The COVID-19 pandemic was arguably the most disruptive global event of the last decade, and still continues to wreak havoc even almost two years after its breakout. The pandemic caught the whole world off guard, and turned out to be a steep learning curve for many countries.
In that light, Charu Garg, Senior Software Engineer, and Bala Dutt Principal Software Engineer, at Intuit, delivered a talk titled, ‘MLE for Inverse problem of SEIR for COVID-19 for the world’ at MLDS 2021. The duo presented a solution that uses machine learning algorithms to gain insights into the effects of the pandemic in different countries. These insights can help with disaster preparedness elsewhere.
The SEIR Model
The COVID-19 data for this project was collected from different sources. Though the data came in different formats, the parameters considered were similar and hence required very little data manipulation.
Speaking about the central model in epidemics such as COVID-19, Dutt said, “if you have one person that is infected, a patient zero infects others and it spreads. Different diseases have a different rate at which they increase. We refer to how infectious the disease is using a parameter R0.”

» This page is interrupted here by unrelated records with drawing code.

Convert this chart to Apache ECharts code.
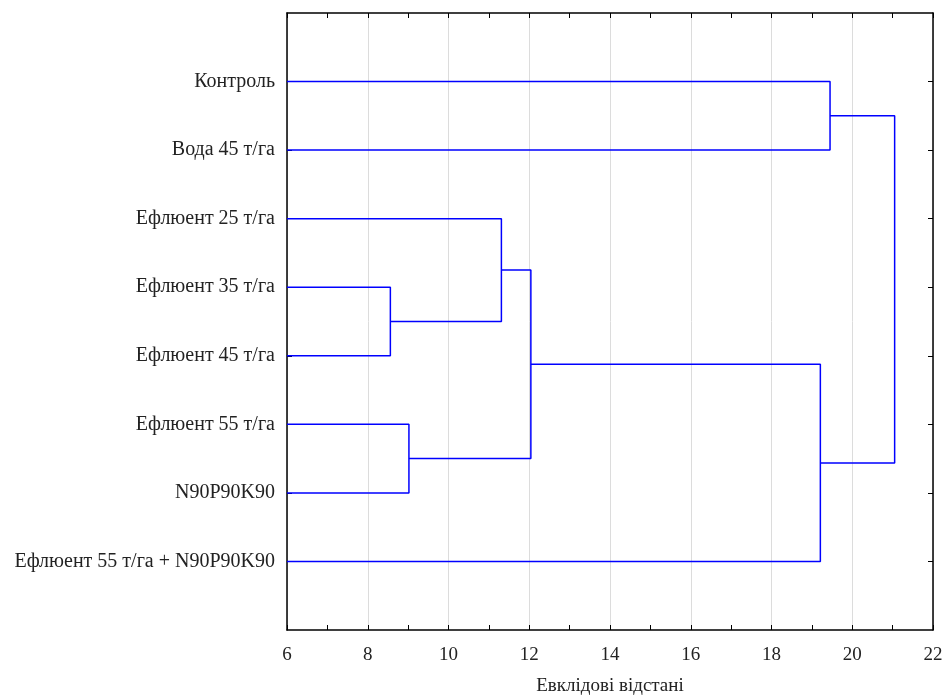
<!DOCTYPE html>
<html><head><meta charset="utf-8">
<script src="https://cdn.jsdelivr.net/npm/echarts@6/dist/echarts.min.js"></script>
<style>html,body{margin:0;padding:0;background:#fff}#c{width:945px;height:695px}</style>
</head><body><div id="c"></div>
<script>
// Leaves (top to bottom)
const leaves = ['Контроль','Вода 45 т/га','Ефлюент 25 т/га','Ефлюент 35 т/га','Ефлюент 45 т/га','Ефлюент 55 т/га','N90P90K90','Ефлюент 55 т/га + N90P90K90'];
// Linkage: node ids 0..7 leaves, merges create ids 8.. in order
const mergeA = [3, 5, 2, 10, 11, 0, 13];
const mergeB = [4, 6, 8, 9, 7, 1, 12];
const mergeDist = [8.56, 9.02, 11.31, 12.04, 19.21, 19.45, 21.05];
const xTicks = [6, 8, 10, 12, 14, 16, 18, 20, 22];
const xName = 'Евклідові відстані';

const xMin = xTicks[0], xMax = xTicks[xTicks.length - 1];
const nodeY = leaves.map((_, i) => i + 1);
const nodeH = leaves.map(() => xMin);
const series = [];
for (let k = 0; k < mergeDist.length; k++) {
  const a = mergeA[k], b = mergeB[k], d = mergeDist[k];
  series.push({
    type: 'line', silent: true, symbol: 'none', animation: false,
    lineStyle: { color: '#0000ff', width: 1.5 },
    data: [[nodeH[a], nodeY[a]], [d, nodeY[a]], [d, nodeY[b]], [nodeH[b], nodeY[b]]]
  });
  nodeY.push((nodeY[a] + nodeY[b]) / 2);
  nodeH.push(d);
}
const font = '"Liberation Serif", "Times New Roman", serif';
const chart = echarts.init(document.getElementById('c'));
const tickStyle = { show: true, inside: true, length: 5, lineStyle: { color: '#000', width: 1 } };
chart.setOption({
  animation: false,
  grid: { left: 287, right: 12, top: 13, bottom: 65, outerBoundsMode: 'none', containLabel: false },
  xAxis: [{
    type: 'value', min: xMin, max: xMax, interval: 2, position: 'bottom',
    name: xName, nameLocation: 'middle', nameGap: 47,
    nameTextStyle: { fontFamily: font, fontSize: 19, color: '#222' },
    axisLine: { show: true, onZero: false, lineStyle: { color: '#000', width: 1.5 } },
    axisTick: tickStyle,
    minorTick: { show: true, splitNumber: 2, length: 5, lineStyle: { color: '#000' } },
    axisLabel: { fontFamily: font, fontSize: 19, color: '#222', margin: 16 },
    splitLine: { show: true, lineStyle: { color: '#dcdcdc', width: 1 } }
  }, {
    type: 'value', min: xMin, max: xMax, interval: 2, position: 'top',
    axisLine: { show: true, onZero: false, lineStyle: { color: '#000', width: 1.5 } },
    axisTick: tickStyle,
    minorTick: { show: true, splitNumber: 2, length: 5, lineStyle: { color: '#000' } },
    axisLabel: { show: false }, splitLine: { show: false }
  }],
  yAxis: [{
    type: 'value', min: 0, max: leaves.length + 1, interval: 1, inverse: true, position: 'left',
    axisLine: { show: true, onZero: false, lineStyle: { color: '#000', width: 1.5 } },
    axisTick: { show: true, inside: true, length: 5, lineStyle: { color: '#000' },
      customValues: leaves.map((_, i) => i + 1) },
    axisLabel: { fontFamily: font, fontSize: 20, color: '#222', margin: 12,
      customValues: leaves.map((_, i) => i + 1),
      formatter: v => leaves[v - 1] || '' },
    splitLine: { show: false }
  }, {
    type: 'value', min: 0, max: leaves.length + 1, interval: 1, inverse: true, position: 'right',
    axisLine: { show: true, onZero: false, lineStyle: { color: '#000', width: 1.5 } },
    axisTick: { show: true, inside: true, length: 5, lineStyle: { color: '#000' },
      customValues: leaves.map((_, i) => i + 1) },
    axisLabel: { show: false }, splitLine: { show: false }
  }],
  series: series
});
</script></body></html>
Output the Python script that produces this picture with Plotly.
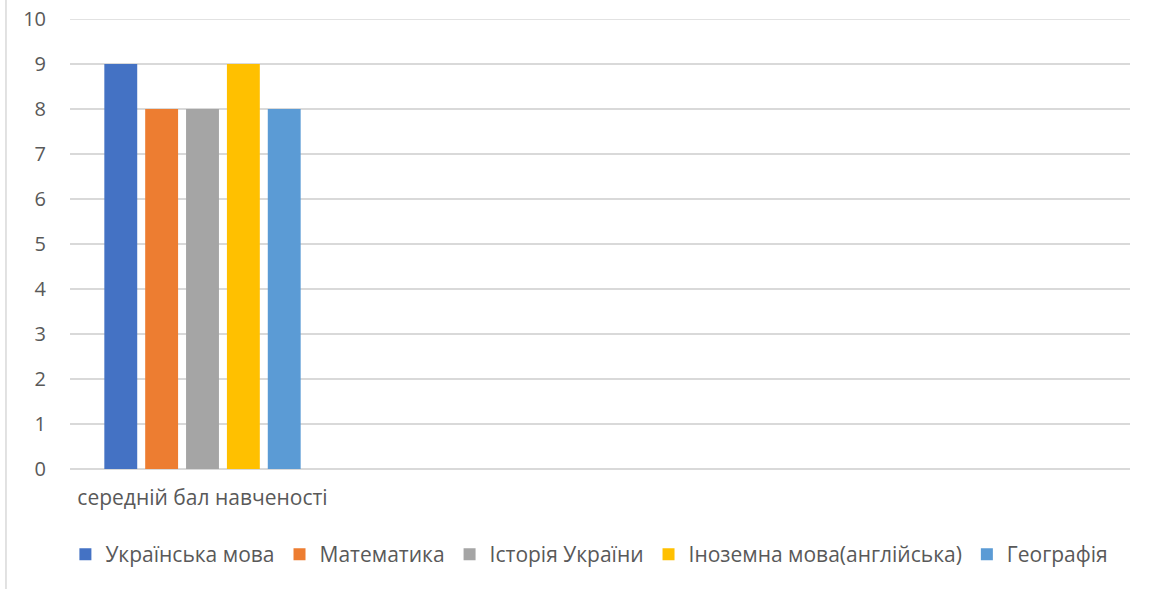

The duo used the SEIR (Susceptible-Exposed-Infectious-Removed) model. “It is a compartmental model and has four sections or compartments. We assume that the population moves from one compartment to another. In our project, the four compartments were–susceptible, exposed, infected, and removed.”
As the names suggest, susceptible compartment included population susceptible to infection, exposed for those who have already come in contact with the virus, people with the disease were placed in the infected compartment, and removed compartment contained population that has either recovered or died from the disease.
The rates of movement of the population were governed by three parameters–alpha, beta, and gamma.
“This model has sets of first-order differential equations to calculate the rate of change in different compartments based on alpha, beta and gamma parameters,” said Dutt.
To find the values of alpha, beta, and gamma, the state space search technique was used. “Alpha, beta, and gamma can have values ranging from zero to one. In a 3D space, we try to find their best values, which give the minimum loss. For a longer period of time, like two months, these values were highly dynamic. To overcome this, we divided the time period into simpler time windows. Within a time window, the values remained the same, outside the window, they varied. We did simulation over all the windows. The output of one time window feeds as input to next,” explained Dutt.
Window size is basically the number of days, which is the complete timeline considered for the model. “With a window size ‘all’, it was observed that there was a great difference between the actual and predicted value, so we had to compartmentalise the window size as well,” said Garg.
There were four window sizes considered–all, 7 days, 14 days, and 21 days. The greatest accuracy was observed with a 14 days window. Interestingly, the average quarantine period is also 14 days.
In future, the team plans to include more parameters such as the number of deaths in their SEIR model. Further, cluster considerations such as demographics, temperature, climate, etc will also be taken into account.